The US president has warned that failure to secure the Strait of Hormuz — the world’s most critical oil chokepoint — would be “very bad for the future” of NATO. But the remark has landed badly in European capitals already wary of being drawn into a conflict they did not start.

“NATO was created as a defensive alliance,” said Nick Carter, former UK chief of the defence staff. “It was not designed for one ally to start a war of choice and expect everyone else to follow.”

In Germany, officials were blunt. Defence minister Boris Pistorius dismissed the idea that Europe’s limited naval forces could solve the problem. “This is not our war,” he said. “We have not started it.”

No fast military fix in the Gulf

Despite the political pushback, the economic stakes are escalating fast. Iran’s disruption of shipping through the Strait of Hormuz has already slashed tanker traffic and sent governments scrambling to stabilise global energy supplies.

Keir Starmer said the UK was in talks with US, European and Gulf partners to develop a “viable plan” — but warned decisions were still some distance away.

One option is maritime escorts for tankers, echoing convoy operations of past conflicts. But the Gulf battlefield is far more complex: Iran can deploy naval mines, fast attack boats, drones and shore-based missiles simultaneously.

Western navies are also facing a capability gap. Minesweeping — once routine — has long been neglected.
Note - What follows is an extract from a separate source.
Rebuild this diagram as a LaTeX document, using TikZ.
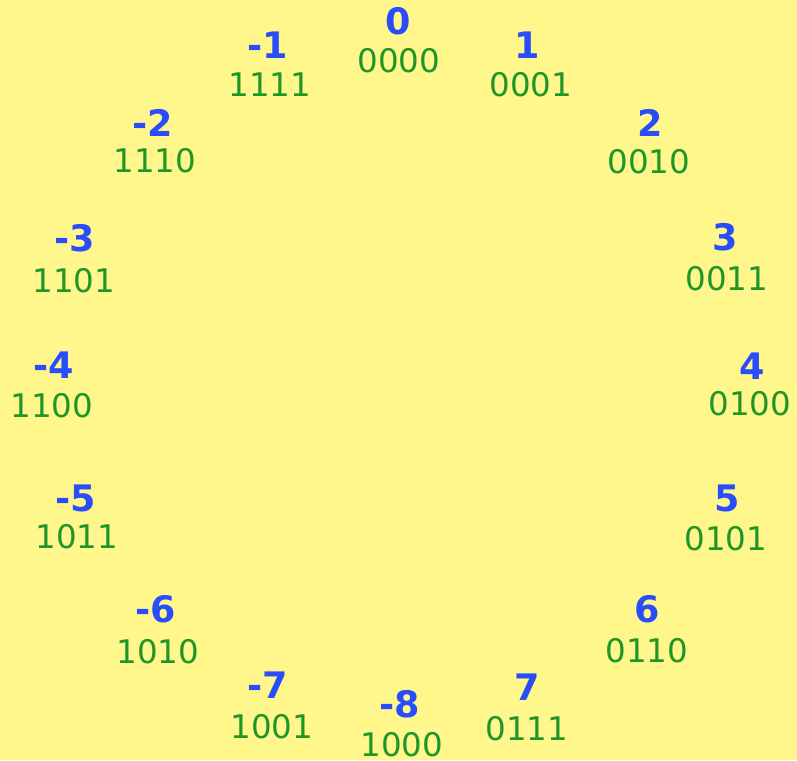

Carter noted that clearing Iraqi mines during the 1991 Gulf War took 51 days. “No navy has invested at the scale required,” he warned.

Europe hesitates as Trump looks for partners

European governments are reluctant to commit forces without clarity on US war aims.

The EU’s naval mission, Operation Aspides, currently fields just a handful of warships and was designed for Red Sea security, not a full-scale confrontation with Iran.

Emmanuel Macron has floated the idea of a multinational escort coalition — but only once the “hottest phase” of fighting subsides.

For now, Western capitals remain stuck between two pressures: a global economy vulnerable to disruption in Hormuz, and a war plan from Washington that, by its own allies’ admission, still doesn’t exist.